Can Behavioural Science improve Men’s Mental Health?

The month of International Men’s Day and Movember may be behind us, but that doesn’t mean talking about men’s mental health has to be. Here are just a few ways behavioural science has been used to support men through various campaigns, all year round. 


Ask Twice

The Ask Twice campaign was created by Time to Change in 2018. Working with Ogilvy, they found the average Briton falsely states, ‘I’m fine’ up to 14 times a week, indicating a need for encouraging people to talk about how they’re really feeling. So, they created the Ask Twice nudge to overcome the ‘I’m fine’ default.

If anyone suspects a friend, family member or colleague might be struggling with their mental health, Ask Twice encourages people – and men in particular – to not just ask once how they are, but to ask again, with interest, showing a genuine willingness to talk and listen. Hear, Hear.

The Changing Room

Led by the Scottish Association for Mental Health (SAMH), The Changing Room is a Movember-funded programme using football and the power of social norms to bring men aged 34-60 together to tackle mental health issues.

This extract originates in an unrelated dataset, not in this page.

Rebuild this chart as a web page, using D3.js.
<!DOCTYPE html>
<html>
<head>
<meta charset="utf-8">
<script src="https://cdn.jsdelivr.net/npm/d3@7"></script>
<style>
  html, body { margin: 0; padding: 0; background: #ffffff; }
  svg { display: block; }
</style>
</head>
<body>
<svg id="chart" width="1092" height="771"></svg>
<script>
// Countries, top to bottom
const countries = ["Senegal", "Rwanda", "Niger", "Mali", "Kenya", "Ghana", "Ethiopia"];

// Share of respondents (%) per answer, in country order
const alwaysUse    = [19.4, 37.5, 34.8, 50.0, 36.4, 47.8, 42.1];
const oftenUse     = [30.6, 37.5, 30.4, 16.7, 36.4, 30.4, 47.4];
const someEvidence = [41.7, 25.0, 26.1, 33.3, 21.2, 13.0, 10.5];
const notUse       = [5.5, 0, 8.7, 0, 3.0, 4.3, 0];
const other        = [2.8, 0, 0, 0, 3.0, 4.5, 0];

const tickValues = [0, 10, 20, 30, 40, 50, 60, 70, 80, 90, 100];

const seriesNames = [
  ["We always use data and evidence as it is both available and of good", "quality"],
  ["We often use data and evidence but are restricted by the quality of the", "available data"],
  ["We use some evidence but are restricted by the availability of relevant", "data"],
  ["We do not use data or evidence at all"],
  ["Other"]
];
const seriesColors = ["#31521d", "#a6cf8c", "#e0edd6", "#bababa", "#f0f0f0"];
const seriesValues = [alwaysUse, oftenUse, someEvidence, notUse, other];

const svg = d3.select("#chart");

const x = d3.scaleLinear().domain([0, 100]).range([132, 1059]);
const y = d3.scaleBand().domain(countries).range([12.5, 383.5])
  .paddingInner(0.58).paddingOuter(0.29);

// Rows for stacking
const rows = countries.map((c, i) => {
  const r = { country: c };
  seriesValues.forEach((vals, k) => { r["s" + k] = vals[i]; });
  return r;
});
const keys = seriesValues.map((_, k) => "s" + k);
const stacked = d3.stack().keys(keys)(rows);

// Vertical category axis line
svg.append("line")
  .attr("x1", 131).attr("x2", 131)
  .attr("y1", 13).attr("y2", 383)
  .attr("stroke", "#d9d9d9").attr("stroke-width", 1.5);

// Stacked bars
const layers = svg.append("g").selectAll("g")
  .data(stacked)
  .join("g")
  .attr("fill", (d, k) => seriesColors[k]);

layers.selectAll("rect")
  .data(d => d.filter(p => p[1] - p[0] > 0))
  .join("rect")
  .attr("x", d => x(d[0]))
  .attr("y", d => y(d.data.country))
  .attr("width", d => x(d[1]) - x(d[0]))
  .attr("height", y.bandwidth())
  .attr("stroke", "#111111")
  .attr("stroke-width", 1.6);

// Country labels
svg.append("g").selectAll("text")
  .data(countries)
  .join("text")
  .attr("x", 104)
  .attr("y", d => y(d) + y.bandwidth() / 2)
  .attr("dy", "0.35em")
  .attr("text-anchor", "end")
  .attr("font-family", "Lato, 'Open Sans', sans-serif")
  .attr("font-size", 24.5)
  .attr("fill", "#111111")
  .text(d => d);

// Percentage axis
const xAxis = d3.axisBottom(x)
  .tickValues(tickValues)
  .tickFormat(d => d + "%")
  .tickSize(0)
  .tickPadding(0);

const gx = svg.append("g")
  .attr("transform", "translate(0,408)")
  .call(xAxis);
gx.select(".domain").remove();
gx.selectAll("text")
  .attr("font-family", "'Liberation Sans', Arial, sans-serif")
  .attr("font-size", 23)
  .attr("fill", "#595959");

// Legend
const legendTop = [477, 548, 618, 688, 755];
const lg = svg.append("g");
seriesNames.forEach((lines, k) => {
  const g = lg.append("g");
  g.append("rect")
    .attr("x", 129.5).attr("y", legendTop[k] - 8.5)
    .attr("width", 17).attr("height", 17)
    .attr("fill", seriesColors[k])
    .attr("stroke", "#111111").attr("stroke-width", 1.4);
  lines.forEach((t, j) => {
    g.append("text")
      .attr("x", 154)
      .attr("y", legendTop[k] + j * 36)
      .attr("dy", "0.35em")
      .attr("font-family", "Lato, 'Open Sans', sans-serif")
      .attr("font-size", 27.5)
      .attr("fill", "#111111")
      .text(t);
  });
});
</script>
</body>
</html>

The programme started at Heart of Midlothian Football Club and Hibernian Football Club in 2018, encouraging men to not only talk all things football, but normalising chatting about mental health, too. It now takes place at football clubs across Scotland and recently received funding to deliver Changing Room Extra Time, allowing participants space to talk in-depth and explore areas they’re finding particularly challenging - proving the beautiful game can be used to create happier, healthier minds.

Brothers Through Boxing

Brothers Through Boxing is another Movember-funded programme, using the power of incentives and social influence to tap into our human need to ‘belong’ and connect socially isolated men through boxing and group discussions. Aimed at men between 16-25 who aren’t currently in employment, education or training, the programme is split into boxing sessions which help to build physical and mental fitness, and group discussions, encouraging men to open up and challenge the masculine stereotypes that have an impact on mental health. 

The aim is for the groups to bond and build new, lasting friendships, and to support each other through difficulties. Who better to support young men to roll with the punches than their peers? 


These are just a few of the campaigns out there supporting men’s mental health, they show how taking a common interest, and encouraging open discussions, can create comfortable, safe spaces for boys and men to open up. Let’s not wait until next November to shine a spotlight on these challenges, or the clever campaigns that can help create the solutions.